● DATA LINES:
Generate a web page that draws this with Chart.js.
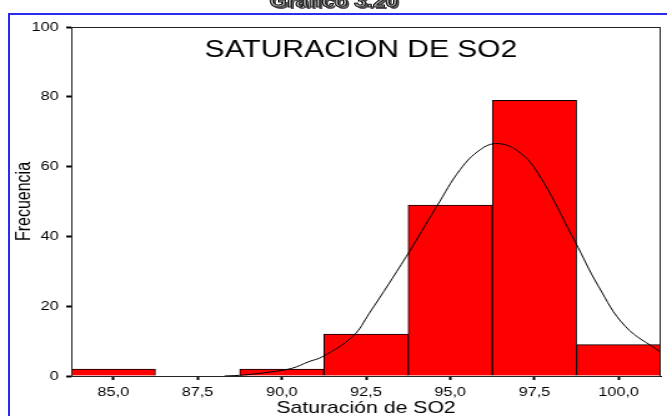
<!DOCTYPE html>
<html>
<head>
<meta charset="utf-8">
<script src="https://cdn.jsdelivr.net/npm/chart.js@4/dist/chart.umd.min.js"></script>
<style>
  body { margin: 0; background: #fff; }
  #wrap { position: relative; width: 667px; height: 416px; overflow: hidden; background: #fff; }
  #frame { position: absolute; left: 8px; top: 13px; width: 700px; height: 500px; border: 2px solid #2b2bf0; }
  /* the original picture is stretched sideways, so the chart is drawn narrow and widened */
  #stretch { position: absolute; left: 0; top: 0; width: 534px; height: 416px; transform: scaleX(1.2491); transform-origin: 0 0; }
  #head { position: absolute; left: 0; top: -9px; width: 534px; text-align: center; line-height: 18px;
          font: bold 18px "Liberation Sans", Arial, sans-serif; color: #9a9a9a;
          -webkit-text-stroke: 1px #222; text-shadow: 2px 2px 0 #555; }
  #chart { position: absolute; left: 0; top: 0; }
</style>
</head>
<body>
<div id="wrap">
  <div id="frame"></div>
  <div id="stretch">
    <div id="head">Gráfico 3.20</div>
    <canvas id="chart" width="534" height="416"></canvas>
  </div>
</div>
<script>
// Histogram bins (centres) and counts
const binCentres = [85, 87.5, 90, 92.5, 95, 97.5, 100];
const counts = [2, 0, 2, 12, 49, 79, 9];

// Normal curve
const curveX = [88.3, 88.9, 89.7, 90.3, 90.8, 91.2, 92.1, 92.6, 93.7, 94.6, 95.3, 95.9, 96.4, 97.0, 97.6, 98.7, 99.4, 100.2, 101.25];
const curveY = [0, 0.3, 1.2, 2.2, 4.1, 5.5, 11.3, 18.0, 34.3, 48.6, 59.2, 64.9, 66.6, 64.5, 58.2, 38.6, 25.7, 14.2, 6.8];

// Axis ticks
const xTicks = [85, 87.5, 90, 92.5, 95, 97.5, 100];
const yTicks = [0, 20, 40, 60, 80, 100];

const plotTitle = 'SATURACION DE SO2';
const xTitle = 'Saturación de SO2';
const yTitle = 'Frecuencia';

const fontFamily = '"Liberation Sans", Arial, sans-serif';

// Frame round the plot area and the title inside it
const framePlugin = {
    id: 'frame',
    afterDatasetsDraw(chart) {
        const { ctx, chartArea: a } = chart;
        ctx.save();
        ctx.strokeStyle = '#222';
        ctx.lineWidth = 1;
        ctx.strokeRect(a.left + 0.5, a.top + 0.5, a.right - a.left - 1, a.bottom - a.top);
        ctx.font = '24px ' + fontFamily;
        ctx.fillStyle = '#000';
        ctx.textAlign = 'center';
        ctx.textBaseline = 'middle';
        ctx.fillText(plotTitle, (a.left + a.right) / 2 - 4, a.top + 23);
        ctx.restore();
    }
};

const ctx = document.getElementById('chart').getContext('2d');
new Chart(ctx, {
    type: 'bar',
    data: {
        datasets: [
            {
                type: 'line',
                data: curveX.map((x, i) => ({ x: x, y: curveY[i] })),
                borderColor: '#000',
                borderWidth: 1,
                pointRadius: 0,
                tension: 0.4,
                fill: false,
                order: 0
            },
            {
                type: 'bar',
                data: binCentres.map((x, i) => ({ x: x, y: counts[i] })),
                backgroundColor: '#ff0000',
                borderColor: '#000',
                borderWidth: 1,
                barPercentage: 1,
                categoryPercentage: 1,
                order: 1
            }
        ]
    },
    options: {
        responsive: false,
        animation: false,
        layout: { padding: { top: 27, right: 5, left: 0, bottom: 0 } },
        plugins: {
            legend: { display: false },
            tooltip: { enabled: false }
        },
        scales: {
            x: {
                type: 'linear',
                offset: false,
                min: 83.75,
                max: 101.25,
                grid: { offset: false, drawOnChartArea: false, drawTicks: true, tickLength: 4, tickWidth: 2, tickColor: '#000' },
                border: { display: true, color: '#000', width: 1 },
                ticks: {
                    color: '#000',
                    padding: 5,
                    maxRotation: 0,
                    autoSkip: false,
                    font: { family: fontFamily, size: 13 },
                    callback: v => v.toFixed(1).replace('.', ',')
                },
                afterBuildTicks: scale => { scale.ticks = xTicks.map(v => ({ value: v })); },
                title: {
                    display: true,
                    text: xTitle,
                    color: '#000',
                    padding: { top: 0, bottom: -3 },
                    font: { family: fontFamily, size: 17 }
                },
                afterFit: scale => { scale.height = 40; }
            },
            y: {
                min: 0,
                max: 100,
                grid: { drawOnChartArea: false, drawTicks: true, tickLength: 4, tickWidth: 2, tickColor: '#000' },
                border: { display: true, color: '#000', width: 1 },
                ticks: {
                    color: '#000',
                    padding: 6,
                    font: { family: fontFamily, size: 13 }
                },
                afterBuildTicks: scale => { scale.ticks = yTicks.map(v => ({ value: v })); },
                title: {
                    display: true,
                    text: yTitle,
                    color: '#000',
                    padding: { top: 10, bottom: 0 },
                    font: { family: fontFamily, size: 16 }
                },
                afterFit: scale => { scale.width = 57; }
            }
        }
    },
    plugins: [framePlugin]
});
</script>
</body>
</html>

● WORK TO BE COMPLETED: Copy out all of the material exactly as written, without its pictures.

● SOLUTION FOR THIS EXERCISE:
Generate a web page that draws this with Chart.js.
<!DOCTYPE html>
<html>
<head>
<meta charset="utf-8">
<script src="https://cdn.jsdelivr.net/npm/chart.js@4/dist/chart.umd.min.js"></script>
<style>
  body { margin: 0; background: #fff; }
  #wrap { position: relative; width: 667px; height: 416px; overflow: hidden; background: #fff; }
  #frame { position: absolute; left: 8px; top: 13px; width: 700px; height: 500px; border: 2px solid #2b2bf0; }
  /* the original picture is stretched sideways, so the chart is drawn narrow and widened */
  #stretch { position: absolute; left: 0; top: 0; width: 534px; height: 416px; transform: scaleX(1.2491); transform-origin: 0 0; }
  #head { position: absolute; left: 0; top: -9px; width: 534px; text-align: center; line-height: 18px;
          font: bold 18px "Liberation Sans", Arial, sans-serif; color: #9a9a9a;
          -webkit-text-stroke: 1px #222; text-shadow: 2px 2px 0 #555; }
  #chart { position: absolute; left: 0; top: 0; }
</style>
</head>
<body>
<div id="wrap">
  <div id="frame"></div>
  <div id="stretch">
    <div id="head">Gráfico 3.20</div>
    <canvas id="chart" width="534" height="416"></canvas>
  </div>
</div>
<script>
// Histogram bins (centres) and counts
const binCentres = [85, 87.5, 90, 92.5, 95, 97.5, 100];
const counts = [2, 0, 2, 12, 49, 79, 9];

// Normal curve
const curveX = [88.3, 88.9, 89.7, 90.3, 90.8, 91.2, 92.1, 92.6, 93.7, 94.6, 95.3, 95.9, 96.4, 97.0, 97.6, 98.7, 99.4, 100.2, 101.25];
const curveY = [0, 0.3, 1.2, 2.2, 4.1, 5.5, 11.3, 18.0, 34.3, 48.6, 59.2, 64.9, 66.6, 64.5, 58.2, 38.6, 25.7, 14.2, 6.8];

// Axis ticks
const xTicks = [85, 87.5, 90, 92.5, 95, 97.5, 100];
const yTicks = [0, 20, 40, 60, 80, 100];

const plotTitle = 'SATURACION DE SO2';
const xTitle = 'Saturación de SO2';
const yTitle = 'Frecuencia';

const fontFamily = '"Liberation Sans", Arial, sans-serif';

// Frame round the plot area and the title inside it
const framePlugin = {
    id: 'frame',
    afterDatasetsDraw(chart) {
        const { ctx, chartArea: a } = chart;
        ctx.save();
        ctx.strokeStyle = '#222';
        ctx.lineWidth = 1;
        ctx.strokeRect(a.left + 0.5, a.top + 0.5, a.right - a.left - 1, a.bottom - a.top);
        ctx.font = '24px ' + fontFamily;
        ctx.fillStyle = '#000';
        ctx.textAlign = 'center';
        ctx.textBaseline = 'middle';
        ctx.fillText(plotTitle, (a.left + a.right) / 2 - 4, a.top + 23);
        ctx.restore();
    }
};

const ctx = document.getElementById('chart').getContext('2d');
new Chart(ctx, {
    type: 'bar',
    data: {
        datasets: [
            {
                type: 'line',
                data: curveX.map((x, i) => ({ x: x, y: curveY[i] })),
                borderColor: '#000',
                borderWidth: 1,
                pointRadius: 0,
                tension: 0.4,
                fill: false,
                order: 0
            },
            {
                type: 'bar',
                data: binCentres.map((x, i) => ({ x: x, y: counts[i] })),
                backgroundColor: '#ff0000',
                borderColor: '#000',
                borderWidth: 1,
                barPercentage: 1,
                categoryPercentage: 1,
                order: 1
            }
        ]
    },
    options: {
        responsive: false,
        animation: false,
        layout: { padding: { top: 27, right: 5, left: 0, bottom: 0 } },
        plugins: {
            legend: { display: false },
            tooltip: { enabled: false }
        },
        scales: {
            x: {
                type: 'linear',
                offset: false,
                min: 83.75,
                max: 101.25,
                grid: { offset: false, drawOnChartArea: false, drawTicks: true, tickLength: 4, tickWidth: 2, tickColor: '#000' },
                border: { display: true, color: '#000', width: 1 },
                ticks: {
                    color: '#000',
                    padding: 5,
                    maxRotation: 0,
                    autoSkip: false,
                    font: { family: fontFamily, size: 13 },
                    callback: v => v.toFixed(1).replace('.', ',')
                },
                afterBuildTicks: scale => { scale.ticks = xTicks.map(v => ({ value: v })); },
                title: {
                    display: true,
                    text: xTitle,
                    color: '#000',
                    padding: { top: 0, bottom: -3 },
                    font: { family: fontFamily, size: 17 }
                },
                afterFit: scale => { scale.height = 40; }
            },
            y: {
                min: 0,
                max: 100,
                grid: { drawOnChartArea: false, drawTicks: true, tickLength: 4, tickWidth: 2, tickColor: '#000' },
                border: { display: true, color: '#000', width: 1 },
                ticks: {
                    color: '#000',
                    padding: 6,
                    font: { family: fontFamily, size: 13 }
                },
                afterBuildTicks: scale => { scale.ticks = yTicks.map(v => ({ value: v })); },
                title: {
                    display: true,
                    text: yTitle,
                    color: '#000',
                    padding: { top: 10, bottom: 0 },
                    font: { family: fontFamily, size: 16 }
                },
                afterFit: scale => { scale.width = 57; }
            }
        }
    },
    plugins: [framePlugin]
});
</script>
</body>
</html>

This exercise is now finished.